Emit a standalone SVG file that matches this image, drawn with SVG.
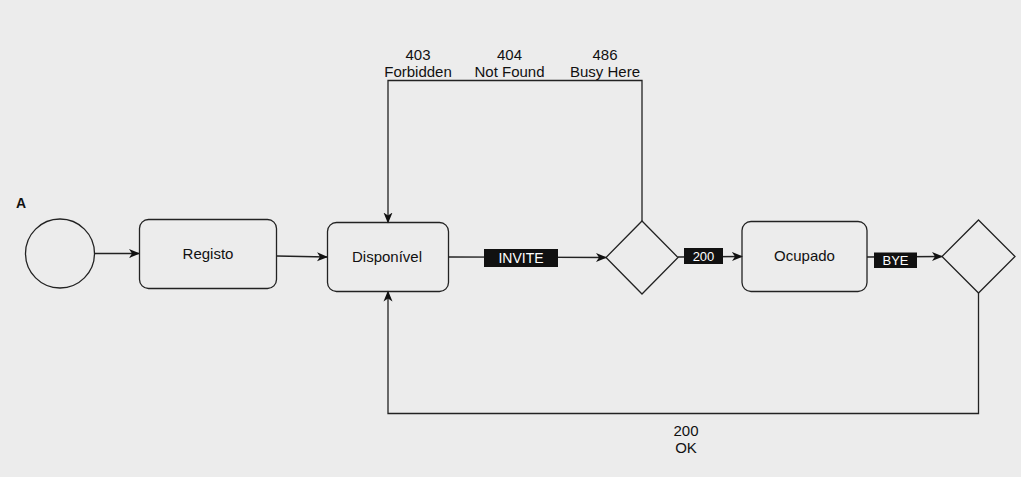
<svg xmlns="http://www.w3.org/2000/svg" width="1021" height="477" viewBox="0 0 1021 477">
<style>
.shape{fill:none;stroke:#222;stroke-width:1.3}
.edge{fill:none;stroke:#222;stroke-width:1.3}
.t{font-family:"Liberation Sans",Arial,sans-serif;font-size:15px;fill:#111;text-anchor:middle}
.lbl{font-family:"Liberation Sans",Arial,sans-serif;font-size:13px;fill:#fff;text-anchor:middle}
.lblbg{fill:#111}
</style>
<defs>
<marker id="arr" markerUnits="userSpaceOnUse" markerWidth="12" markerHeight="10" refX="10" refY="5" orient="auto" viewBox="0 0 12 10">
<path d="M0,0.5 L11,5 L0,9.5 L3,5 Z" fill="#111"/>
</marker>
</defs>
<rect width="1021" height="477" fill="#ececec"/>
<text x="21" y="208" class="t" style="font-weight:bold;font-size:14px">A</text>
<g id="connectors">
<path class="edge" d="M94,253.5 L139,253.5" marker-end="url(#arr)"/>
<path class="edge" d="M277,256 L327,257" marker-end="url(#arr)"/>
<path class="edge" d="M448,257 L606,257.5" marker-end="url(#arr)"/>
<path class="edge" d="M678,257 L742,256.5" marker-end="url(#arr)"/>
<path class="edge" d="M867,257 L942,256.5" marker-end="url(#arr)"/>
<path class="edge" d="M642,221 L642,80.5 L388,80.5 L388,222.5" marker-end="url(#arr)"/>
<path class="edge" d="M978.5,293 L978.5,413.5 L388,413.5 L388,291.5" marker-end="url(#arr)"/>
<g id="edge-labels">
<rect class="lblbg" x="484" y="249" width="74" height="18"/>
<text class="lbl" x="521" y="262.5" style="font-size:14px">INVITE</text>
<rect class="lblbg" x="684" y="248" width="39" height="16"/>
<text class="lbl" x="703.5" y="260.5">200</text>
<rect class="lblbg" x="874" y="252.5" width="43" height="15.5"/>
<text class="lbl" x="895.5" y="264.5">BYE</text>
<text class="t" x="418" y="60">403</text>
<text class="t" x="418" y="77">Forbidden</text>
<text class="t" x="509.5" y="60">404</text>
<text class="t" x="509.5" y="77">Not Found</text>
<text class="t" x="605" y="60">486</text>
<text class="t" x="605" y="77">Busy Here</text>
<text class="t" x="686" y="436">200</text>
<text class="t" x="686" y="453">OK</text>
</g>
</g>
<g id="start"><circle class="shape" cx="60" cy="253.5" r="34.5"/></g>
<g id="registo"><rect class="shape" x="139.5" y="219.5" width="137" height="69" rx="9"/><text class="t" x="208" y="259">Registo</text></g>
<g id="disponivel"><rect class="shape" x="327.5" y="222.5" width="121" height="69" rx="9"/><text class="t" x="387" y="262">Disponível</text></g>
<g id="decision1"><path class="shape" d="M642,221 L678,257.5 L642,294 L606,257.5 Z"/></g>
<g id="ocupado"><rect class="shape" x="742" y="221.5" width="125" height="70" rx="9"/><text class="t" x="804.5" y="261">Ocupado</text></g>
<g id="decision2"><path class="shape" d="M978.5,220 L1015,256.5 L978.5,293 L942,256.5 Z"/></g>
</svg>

____

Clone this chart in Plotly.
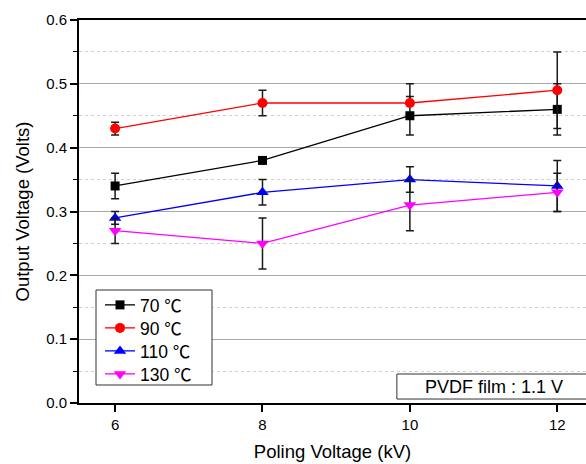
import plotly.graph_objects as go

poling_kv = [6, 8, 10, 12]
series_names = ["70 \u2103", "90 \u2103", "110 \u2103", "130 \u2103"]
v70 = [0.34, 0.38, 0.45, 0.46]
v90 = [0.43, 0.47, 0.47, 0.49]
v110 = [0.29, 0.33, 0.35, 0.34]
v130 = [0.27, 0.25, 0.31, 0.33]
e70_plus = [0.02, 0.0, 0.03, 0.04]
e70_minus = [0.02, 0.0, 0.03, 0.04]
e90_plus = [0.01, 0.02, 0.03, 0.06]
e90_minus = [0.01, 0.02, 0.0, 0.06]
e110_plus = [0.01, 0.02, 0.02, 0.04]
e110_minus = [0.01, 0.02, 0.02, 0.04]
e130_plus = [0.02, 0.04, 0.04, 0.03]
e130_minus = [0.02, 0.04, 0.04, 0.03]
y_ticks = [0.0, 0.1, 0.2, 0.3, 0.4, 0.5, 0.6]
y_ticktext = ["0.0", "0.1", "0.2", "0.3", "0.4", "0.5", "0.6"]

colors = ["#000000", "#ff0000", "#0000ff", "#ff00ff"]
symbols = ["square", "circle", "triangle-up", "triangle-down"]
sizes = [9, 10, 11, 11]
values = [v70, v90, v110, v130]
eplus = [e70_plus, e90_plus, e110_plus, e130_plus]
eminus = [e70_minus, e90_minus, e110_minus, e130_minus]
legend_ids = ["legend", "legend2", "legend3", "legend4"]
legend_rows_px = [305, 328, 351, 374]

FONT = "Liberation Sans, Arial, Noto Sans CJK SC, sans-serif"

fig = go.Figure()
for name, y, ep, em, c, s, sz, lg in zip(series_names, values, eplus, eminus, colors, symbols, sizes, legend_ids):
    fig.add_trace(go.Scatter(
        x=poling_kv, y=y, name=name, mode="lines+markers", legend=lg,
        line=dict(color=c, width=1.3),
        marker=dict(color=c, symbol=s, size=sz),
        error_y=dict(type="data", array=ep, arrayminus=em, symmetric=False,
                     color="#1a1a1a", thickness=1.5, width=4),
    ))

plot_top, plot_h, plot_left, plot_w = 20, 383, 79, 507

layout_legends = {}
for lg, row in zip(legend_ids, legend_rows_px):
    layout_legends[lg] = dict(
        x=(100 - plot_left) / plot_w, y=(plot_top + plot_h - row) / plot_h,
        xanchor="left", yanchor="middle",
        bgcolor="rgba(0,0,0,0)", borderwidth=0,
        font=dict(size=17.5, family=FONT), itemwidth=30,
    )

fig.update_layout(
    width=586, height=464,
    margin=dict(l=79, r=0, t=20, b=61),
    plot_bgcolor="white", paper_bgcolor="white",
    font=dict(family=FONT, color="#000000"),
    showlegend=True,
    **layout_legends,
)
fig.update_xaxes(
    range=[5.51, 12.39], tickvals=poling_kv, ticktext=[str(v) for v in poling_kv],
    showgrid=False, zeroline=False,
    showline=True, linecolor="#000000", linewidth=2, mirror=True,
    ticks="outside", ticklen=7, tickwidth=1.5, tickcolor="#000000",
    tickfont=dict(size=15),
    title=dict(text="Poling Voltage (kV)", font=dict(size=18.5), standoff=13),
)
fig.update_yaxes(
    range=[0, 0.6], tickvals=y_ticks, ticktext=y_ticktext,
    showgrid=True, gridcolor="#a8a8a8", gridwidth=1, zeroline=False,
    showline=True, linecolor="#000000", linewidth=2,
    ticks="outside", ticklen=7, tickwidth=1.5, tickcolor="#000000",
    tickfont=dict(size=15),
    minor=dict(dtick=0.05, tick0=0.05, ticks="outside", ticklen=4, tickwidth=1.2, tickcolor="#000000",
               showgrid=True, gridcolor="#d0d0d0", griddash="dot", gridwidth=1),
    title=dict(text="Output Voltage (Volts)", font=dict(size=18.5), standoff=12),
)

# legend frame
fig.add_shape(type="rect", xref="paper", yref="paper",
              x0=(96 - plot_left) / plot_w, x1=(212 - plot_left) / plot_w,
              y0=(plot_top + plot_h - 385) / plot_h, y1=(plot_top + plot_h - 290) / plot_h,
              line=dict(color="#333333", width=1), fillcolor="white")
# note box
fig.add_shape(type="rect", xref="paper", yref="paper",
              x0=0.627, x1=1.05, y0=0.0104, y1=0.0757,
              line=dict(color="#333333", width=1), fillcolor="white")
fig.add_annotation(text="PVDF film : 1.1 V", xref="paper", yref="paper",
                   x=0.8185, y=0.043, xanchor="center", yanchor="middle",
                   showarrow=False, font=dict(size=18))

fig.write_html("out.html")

____

• Requirement
Check each line of the records above for "this", and copy those that have it.

• Response to the task
Emit a standalone SVG file that matches this image, drawn with SVG.
Clone this chart in Plotly.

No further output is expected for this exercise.